--- Short exercise ---
Would you transcribe the listing that follows, character for character, and omit its images?

--- Extracted information ---
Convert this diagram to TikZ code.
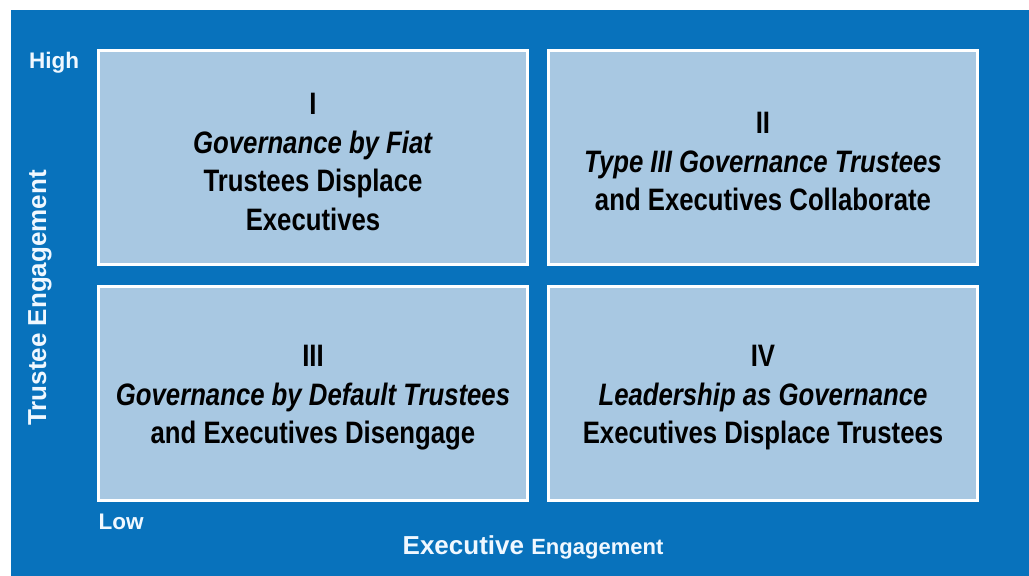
\documentclass[tikz,border=0pt]{standalone}
\usepackage{fontspec}
\setmainfont{Liberation Sans}
\newfontfamily\quadfont{Liberation Sans}[FakeStretch=0.83]
\usepackage{tikz}
\usetikzlibrary{matrix}
\definecolor{bgblue}{RGB}{8,114,188}
\definecolor{quadblue}{RGB}{168,200,226}
\definecolor{labelwhite}{RGB}{240,248,255}
\newcommand{\qtop}{\rule{0pt}{30pt}}

\begin{document}
\begin{tikzpicture}[x=1pt,y=-1pt
  ,every node/.style={font=\bfseries}
  ]
  \tikzstyle{quad}=[draw=white,line width=3pt,fill=quadblue,outer sep=0pt
  ,minimum width=428pt,minimum height=214pt,align=center
  ,font=\quadfont\bfseries\fontsize{31}{38.5}\selectfont]
  \tikzstyle{axislabel}=[text=labelwhite,inner sep=0pt]

  \useasboundingbox (0,0) rectangle (1029,576);
  \fill[bgblue] (11,10) rectangle (1029,576);

  \matrix (m) at (538,275.5) [column sep=19pt,row sep=19pt]
  {
    % top row
    \node[quad](q1) {\qtop I\\\textit{Governance by Fiat}\\Trustees Displace\\Executives}; &
    \node[quad](q2) {\qtop II\\\textit{Type III Governance Trustees}\\and Executives Collaborate}; \\
    % bottom row
    \node[quad](q3) {\qtop III\\\textit{Governance by Default Trustees}\\and Executives Disengage}; &
    \node[quad](q4) {\qtop IV\\\textit{Leadership as Governance}\\Executives Displace Trustees}; \\
  };

  \node[axislabel,font=\bfseries\fontsize{22.5}{27}\selectfont] (high) at (54,63) {High};
  \node[axislabel,font=\bfseries\fontsize{22.5}{27}\selectfont] (low) at (121,522) {Low};
  \node[axislabel,rotate=90,font=\bfseries\fontsize{26}{30}\selectfont] (trustee) at (40,298) {Trustee Engagement};
  \node[axislabel,font=\bfseries\fontsize{26}{30}\selectfont] (exec) at (533,547)
  {Executive {\fontsize{22}{26}\selectfont Engagement}};

\end{tikzpicture}
\end{document}
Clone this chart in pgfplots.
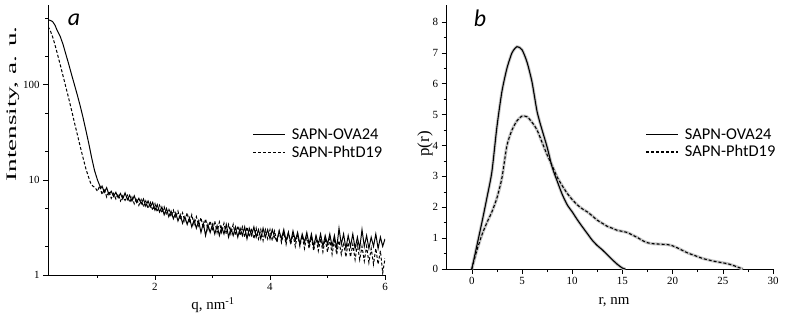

--- Answer for the task ---
Convert this diagram to TikZ code.
\documentclass[tikz,border=0pt]{standalone}
\usepackage{fontspec}
\setmainfont{Liberation Sans}
\newfontfamily\quadfont{Liberation Sans}[FakeStretch=0.83]
\usepackage{tikz}
\usetikzlibrary{matrix}
\definecolor{bgblue}{RGB}{8,114,188}
\definecolor{quadblue}{RGB}{168,200,226}
\definecolor{labelwhite}{RGB}{240,248,255}
\newcommand{\qtop}{\rule{0pt}{30pt}}

\begin{document}
\begin{tikzpicture}[x=1pt,y=-1pt
  ,every node/.style={font=\bfseries}
  ]
  \tikzstyle{quad}=[draw=white,line width=3pt,fill=quadblue,outer sep=0pt
  ,minimum width=428pt,minimum height=214pt,align=center
  ,font=\quadfont\bfseries\fontsize{31}{38.5}\selectfont]
  \tikzstyle{axislabel}=[text=labelwhite,inner sep=0pt]

  \useasboundingbox (0,0) rectangle (1029,576);
  \fill[bgblue] (11,10) rectangle (1029,576);

  \matrix (m) at (538,275.5) [column sep=19pt,row sep=19pt]
  {
    % top row
    \node[quad](q1) {\qtop I\\\textit{Governance by Fiat}\\Trustees Displace\\Executives}; &
    \node[quad](q2) {\qtop II\\\textit{Type III Governance Trustees}\\and Executives Collaborate}; \\
    % bottom row
    \node[quad](q3) {\qtop III\\\textit{Governance by Default Trustees}\\and Executives Disengage}; &
    \node[quad](q4) {\qtop IV\\\textit{Leadership as Governance}\\Executives Displace Trustees}; \\
  };

  \node[axislabel,font=\bfseries\fontsize{22.5}{27}\selectfont] (high) at (54,63) {High};
  \node[axislabel,font=\bfseries\fontsize{22.5}{27}\selectfont] (low) at (121,522) {Low};
  \node[axislabel,rotate=90,font=\bfseries\fontsize{26}{30}\selectfont] (trustee) at (40,298) {Trustee Engagement};
  \node[axislabel,font=\bfseries\fontsize{26}{30}\selectfont] (exec) at (533,547)
  {Executive {\fontsize{22}{26}\selectfont Engagement}};

\end{tikzpicture}
\end{document}
Clone this chart in pgfplots.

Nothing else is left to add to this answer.